こうした闘争方針に基づき国労は、2~4月には荷主アンケート調査を実施した。5月9日には全国ヤード代表者会議を開き、中央・地方が一体となり荷主や地域での共闘体制づくり全力を上げ貨物切り捨て反対の世論を盛り上げることを意識統一し、ただちに行動に入った。そして、各地方からのダイヤ改善要求の集約化と要求化をすすめた。7月から9月にかけて全国動員の中央行動を実施し、関係省庁交渉、政府・政党に対する陳情行動などに取り組んだ。地方でも管理局前集会、座り込み、デモなどを行った。

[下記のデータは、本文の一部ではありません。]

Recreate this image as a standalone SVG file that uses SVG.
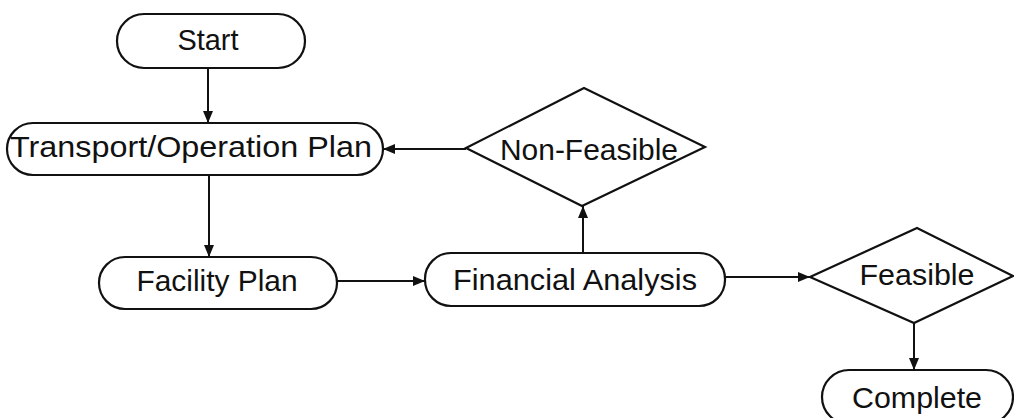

国鉄当局の計画についての国労の見解については5月21日付の「国鉄新聞」に新しい貨物営業」に対する組合の考え方を明らかにした。そこでは、国鉄の貨物は国内貨物輸送量の8%を分担しており、きわめて重要な位置にあること。そして、ヤード系輸送方式からの撤退と直行系輸送方式に転換することは、国民経済に大きなマイナスの影響を与える、さらに、ヤードの全廃と貨物駅の集約は国鉄労働者、通運労働者そして鉄道関連産業労働者の雇用の危機と賃金、労働条件の低下に結びつくものであると批判した。つづけて、国鉄貨物輸送の望ましい姿としては、① 大企業に奉仕する運輸政策を転換し、② 民主的総合交通(貨物輸送)政策を確立し、そこに国鉄貨物を位置づける必要がある。そして、国鉄貨物輸送の維持・拡大のためには、輸送方式の改善、営業施策の改善、新規サービスの開始、施設の整備をはかるなどの努力が必要だと主張した。